+++ Dataset +++

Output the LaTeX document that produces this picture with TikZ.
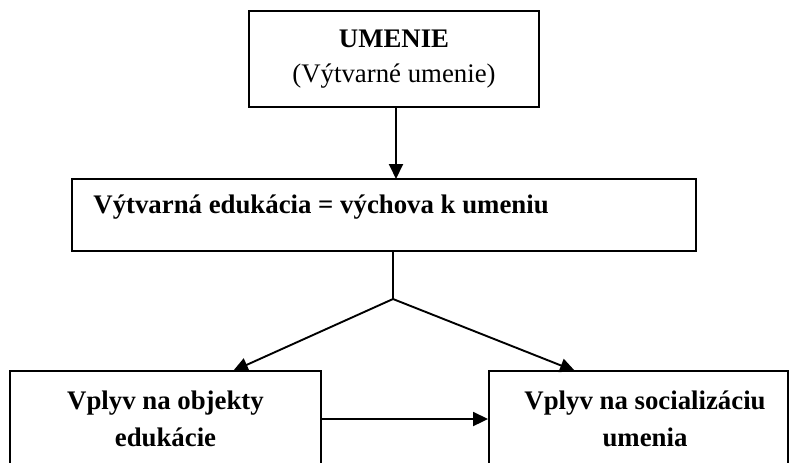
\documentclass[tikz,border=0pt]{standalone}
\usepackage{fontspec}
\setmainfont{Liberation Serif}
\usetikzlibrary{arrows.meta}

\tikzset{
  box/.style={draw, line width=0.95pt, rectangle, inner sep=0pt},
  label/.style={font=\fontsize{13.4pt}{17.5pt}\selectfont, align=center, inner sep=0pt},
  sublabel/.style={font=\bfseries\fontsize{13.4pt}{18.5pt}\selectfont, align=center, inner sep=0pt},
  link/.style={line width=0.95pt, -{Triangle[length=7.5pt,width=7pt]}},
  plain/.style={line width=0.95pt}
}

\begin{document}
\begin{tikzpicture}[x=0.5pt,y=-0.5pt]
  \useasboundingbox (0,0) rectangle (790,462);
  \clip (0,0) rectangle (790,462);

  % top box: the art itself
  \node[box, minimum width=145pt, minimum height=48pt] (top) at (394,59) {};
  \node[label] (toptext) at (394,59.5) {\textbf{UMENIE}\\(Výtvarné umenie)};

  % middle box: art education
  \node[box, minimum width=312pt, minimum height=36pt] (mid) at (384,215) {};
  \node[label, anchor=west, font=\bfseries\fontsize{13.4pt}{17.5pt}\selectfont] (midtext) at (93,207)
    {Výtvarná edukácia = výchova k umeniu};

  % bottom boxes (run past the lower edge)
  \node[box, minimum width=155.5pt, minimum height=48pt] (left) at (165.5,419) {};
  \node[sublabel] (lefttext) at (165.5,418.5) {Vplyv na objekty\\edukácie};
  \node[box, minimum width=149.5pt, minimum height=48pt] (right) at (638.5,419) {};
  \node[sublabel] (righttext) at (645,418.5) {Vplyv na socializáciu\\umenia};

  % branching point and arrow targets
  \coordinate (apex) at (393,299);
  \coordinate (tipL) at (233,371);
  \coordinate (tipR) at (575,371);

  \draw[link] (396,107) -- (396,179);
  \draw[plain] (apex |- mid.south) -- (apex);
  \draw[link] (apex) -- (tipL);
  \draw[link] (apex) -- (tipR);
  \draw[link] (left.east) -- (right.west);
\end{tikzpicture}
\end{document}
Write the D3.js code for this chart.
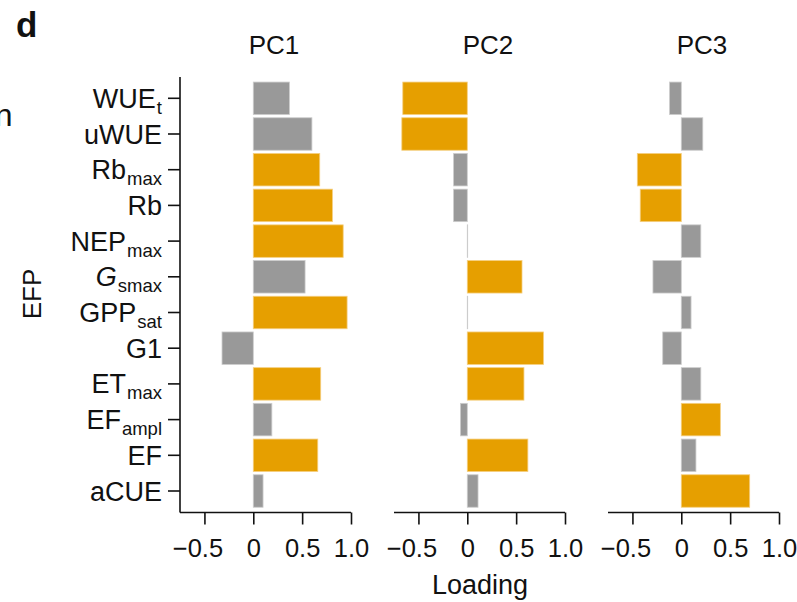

+++

* _What is needed_
Read the entries and pick out all lines that include the word "this".

* _The reply_
Output the LaTeX document that produces this picture with TikZ.
Write the D3.js code for this chart.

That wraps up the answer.